"""
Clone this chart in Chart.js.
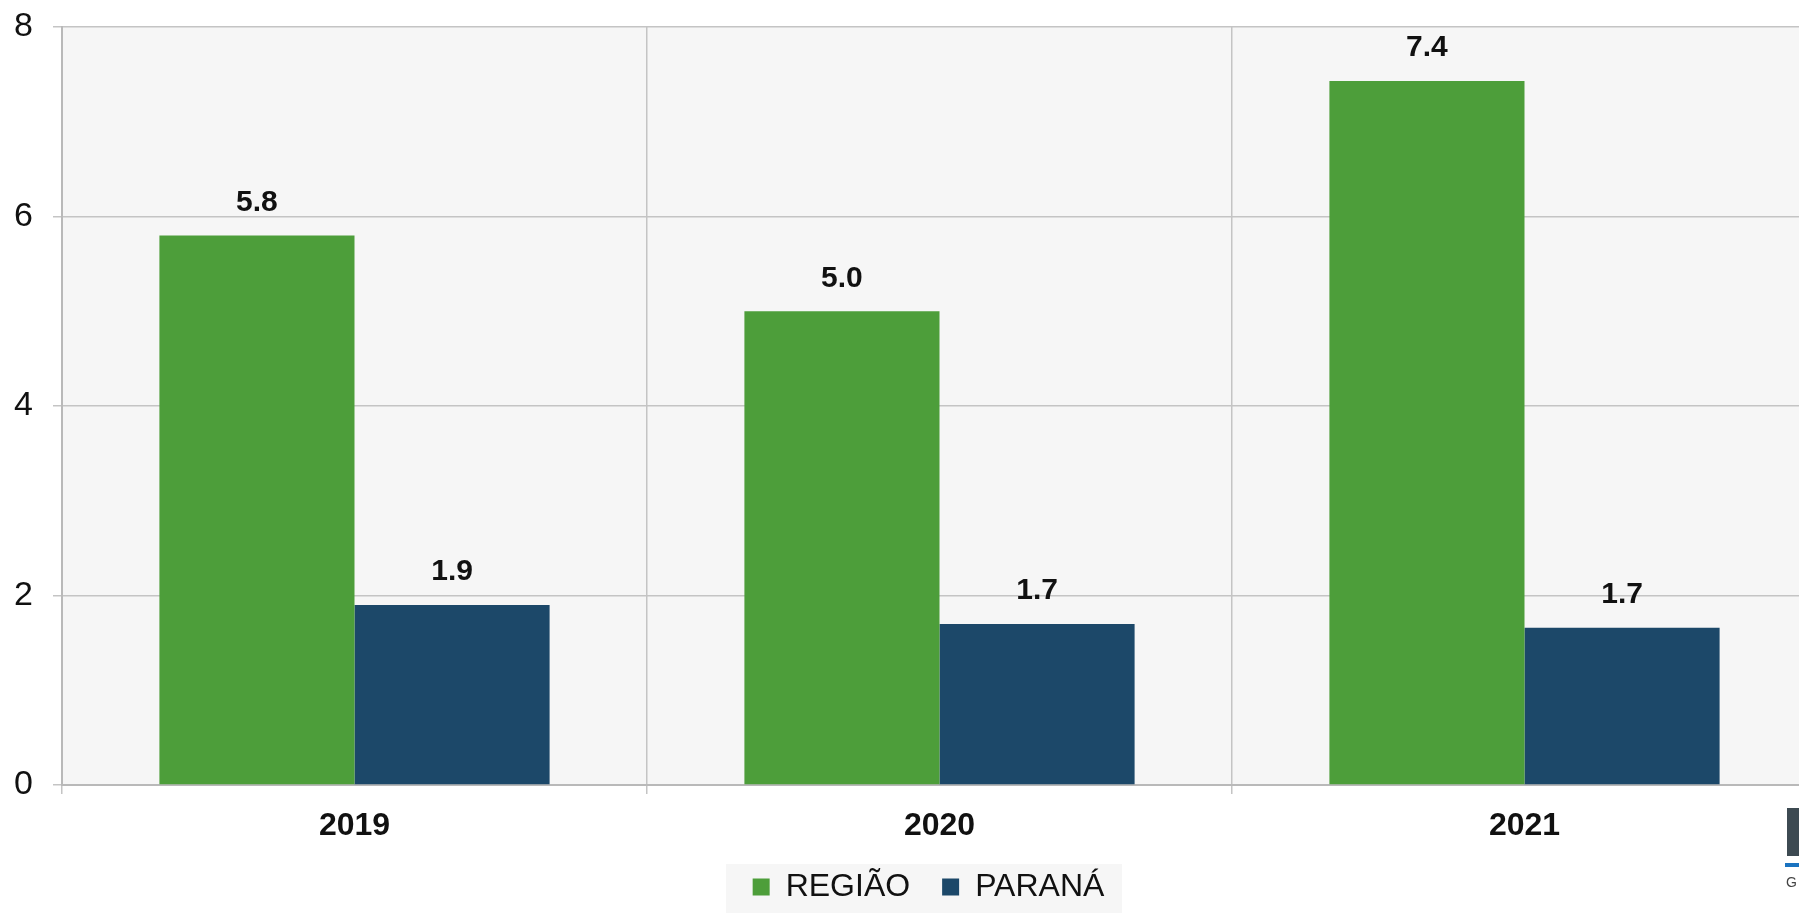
<!DOCTYPE html>
<html>
<head>
<meta charset="utf-8">
<script src="https://cdn.jsdelivr.net/npm/chart.js@4"></script>
<style>
  html, body { margin: 0; padding: 0; background: #fff; overflow: hidden; }
  #wrap { position: relative; width: 1830px; height: 913px; }
  .logo-box { position: absolute; left: 1787px; top: 808px; width: 20px; height: 48px; background: #3d4a52; }
  .logo-line { position: absolute; left: 1785px; top: 863px; width: 20px; height: 4px; background: #1a73c0; }
  .logo-g { position: absolute; left: 1786px; top: 874px; font: 14px "Liberation Sans", Arial, sans-serif; color: #444; }
</style>
</head>
<body>
<div id="wrap">
  <canvas id="myBarChart" width="1830" height="913"></canvas>
  <div class="logo-box"></div>
  <div class="logo-line"></div>
  <div class="logo-g">G</div>
</div>
<script>
const ctx = document.getElementById("myBarChart");

const anos = ["2019", "2020", "2021"];
const regiao = [5.8, 5.0, 7.43];
const parana = [1.9, 1.7, 1.66];
const yTicks = [0, 2, 4, 6, 8];

const fonte = "'Liberation Sans', Arial, sans-serif";

// fundo cinza da area do grafico e da legenda
const fundoPlugin = {
  id: "fundo",
  afterLayout(chart) {
    // a legenda fica um pouco a direita do centro no original
    chart.legend.left += 13;
    chart.legend.right += 13;
  },
  beforeDraw(chart) {
    const c = chart.ctx;
    const a = chart.chartArea;
    c.save();
    c.fillStyle = "#f6f6f6";
    c.fillRect(a.left, a.top, a.right - a.left, a.bottom - a.top);
    c.fillRect(726, 864, 396, 49);
    c.restore();
  },
};

// rotulos de valor em cima das barras
const rotulosPlugin = {
  id: "rotulos",
  afterDatasetsDraw(chart) {
    const c = chart.ctx;
    c.save();
    c.font = "bold 30px " + fonte;
    c.fillStyle = "#111";
    c.textAlign = "center";
    c.textBaseline = "bottom";
    chart.data.datasets.forEach((ds, i) => {
      chart.getDatasetMeta(i).data.forEach((bar, j) => {
        c.fillText(ds.data[j].toFixed(1), bar.x, bar.y - 18);
      });
    });
    c.restore();
  },
};

new Chart(ctx, {
  type: "bar",
  data: {
    labels: anos,
    datasets: [
      {
        label: "REGIÃO",
        data: regiao,
        backgroundColor: "#4d9e3a",
        categoryPercentage: 0.667,
        barPercentage: 1.0,
      },
      {
        label: "PARANÁ",
        data: parana,
        backgroundColor: "#1c4869",
        categoryPercentage: 0.667,
        barPercentage: 1.0,
      },
    ],
  },
  options: {
    responsive: false,
    animation: false,
    layout: { padding: { left: 14, right: 13, top: 27, bottom: 0 } },
    plugins: {
      legend: {
        display: true,
        position: "bottom",
        labels: {
          color: "#111",
          font: { family: fonte, size: 32 },
          boxWidth: 17,
          boxHeight: 17,
          padding: 32,
        },
      },
      tooltip: { enabled: false },
    },
    scales: {
      x: {
        afterFit(scale) {
          scale.height = 54;
        },
        grid: {
          offset: true,
          color: "#c4c4c4",
          lineWidth: 1.5,
          tickLength: 9,
        },
        border: { color: "#b9b9b9", width: 2 },
        ticks: {
          color: "#111",
          font: { family: fonte, size: 32, weight: "bold" },
          padding: 13,
        },
      },
      y: {
        min: 0,
        max: 8,
        afterBuildTicks(scale) {
          scale.ticks = yTicks.map((v) => ({ value: v }));
        },
        afterFit(scale) {
          scale.width = 48;
        },
        grid: {
          color: "#c4c4c4",
          lineWidth: 1.5,
          tickLength: 9,
        },
        border: { color: "#b9b9b9", width: 2 },
        ticks: {
          color: "#111",
          font: { family: fonte, size: 34 },
          crossAlign: "far",
          padding: 0,
        },
      },
    },
  },
  plugins: [fundoPlugin, rotulosPlugin],
});
</script>
</body>
</html>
"""
Instructions for the task
Copy the whole listing above word for word but do not carry over the pictures.

Response
Clone this chart in Chart.js.
<!DOCTYPE html>
<html>
<head>
<meta charset="utf-8">
<script src="https://cdn.jsdelivr.net/npm/chart.js@4"></script>
<style>
  html, body { margin: 0; padding: 0; background: #fff; overflow: hidden; }
  #wrap { position: relative; width: 1830px; height: 913px; }
  .logo-box { position: absolute; left: 1787px; top: 808px; width: 20px; height: 48px; background: #3d4a52; }
  .logo-line { position: absolute; left: 1785px; top: 863px; width: 20px; height: 4px; background: #1a73c0; }
  .logo-g { position: absolute; left: 1786px; top: 874px; font: 14px "Liberation Sans", Arial, sans-serif; color: #444; }
</style>
</head>
<body>
<div id="wrap">
  <canvas id="myBarChart" width="1830" height="913"></canvas>
  <div class="logo-box"></div>
  <div class="logo-line"></div>
  <div class="logo-g">G</div>
</div>
<script>
const ctx = document.getElementById("myBarChart");

const anos = ["2019", "2020", "2021"];
const regiao = [5.8, 5.0, 7.43];
const parana = [1.9, 1.7, 1.66];
const yTicks = [0, 2, 4, 6, 8];

const fonte = "'Liberation Sans', Arial, sans-serif";

// fundo cinza da area do grafico e da legenda
const fundoPlugin = {
  id: "fundo",
  afterLayout(chart) {
    // a legenda fica um pouco a direita do centro no original
    chart.legend.left += 13;
    chart.legend.right += 13;
  },
  beforeDraw(chart) {
    const c = chart.ctx;
    const a = chart.chartArea;
    c.save();
    c.fillStyle = "#f6f6f6";
    c.fillRect(a.left, a.top, a.right - a.left, a.bottom - a.top);
    c.fillRect(726, 864, 396, 49);
    c.restore();
  },
};

// rotulos de valor em cima das barras
const rotulosPlugin = {
  id: "rotulos",
  afterDatasetsDraw(chart) {
    const c = chart.ctx;
    c.save();
    c.font = "bold 30px " + fonte;
    c.fillStyle = "#111";
    c.textAlign = "center";
    c.textBaseline = "bottom";
    chart.data.datasets.forEach((ds, i) => {
      chart.getDatasetMeta(i).data.forEach((bar, j) => {
        c.fillText(ds.data[j].toFixed(1), bar.x, bar.y - 18);
      });
    });
    c.restore();
  },
};

new Chart(ctx, {
  type: "bar",
  data: {
    labels: anos,
    datasets: [
      {
        label: "REGIÃO",
        data: regiao,
        backgroundColor: "#4d9e3a",
        categoryPercentage: 0.667,
        barPercentage: 1.0,
      },
      {
        label: "PARANÁ",
        data: parana,
        backgroundColor: "#1c4869",
        categoryPercentage: 0.667,
        barPercentage: 1.0,
      },
    ],
  },
  options: {
    responsive: false,
    animation: false,
    layout: { padding: { left: 14, right: 13, top: 27, bottom: 0 } },
    plugins: {
      legend: {
        display: true,
        position: "bottom",
        labels: {
          color: "#111",
          font: { family: fonte, size: 32 },
          boxWidth: 17,
          boxHeight: 17,
          padding: 32,
        },
      },
      tooltip: { enabled: false },
    },
    scales: {
      x: {
        afterFit(scale) {
          scale.height = 54;
        },
        grid: {
          offset: true,
          color: "#c4c4c4",
          lineWidth: 1.5,
          tickLength: 9,
        },
        border: { color: "#b9b9b9", width: 2 },
        ticks: {
          color: "#111",
          font: { family: fonte, size: 32, weight: "bold" },
          padding: 13,
        },
      },
      y: {
        min: 0,
        max: 8,
        afterBuildTicks(scale) {
          scale.ticks = yTicks.map((v) => ({ value: v }));
        },
        afterFit(scale) {
          scale.width = 48;
        },
        grid: {
          color: "#c4c4c4",
          lineWidth: 1.5,
          tickLength: 9,
        },
        border: { color: "#b9b9b9", width: 2 },
        ticks: {
          color: "#111",
          font: { family: fonte, size: 34 },
          crossAlign: "far",
          padding: 0,
        },
      },
    },
  },
  plugins: [fundoPlugin, rotulosPlugin],
});
</script>
</body>
</html>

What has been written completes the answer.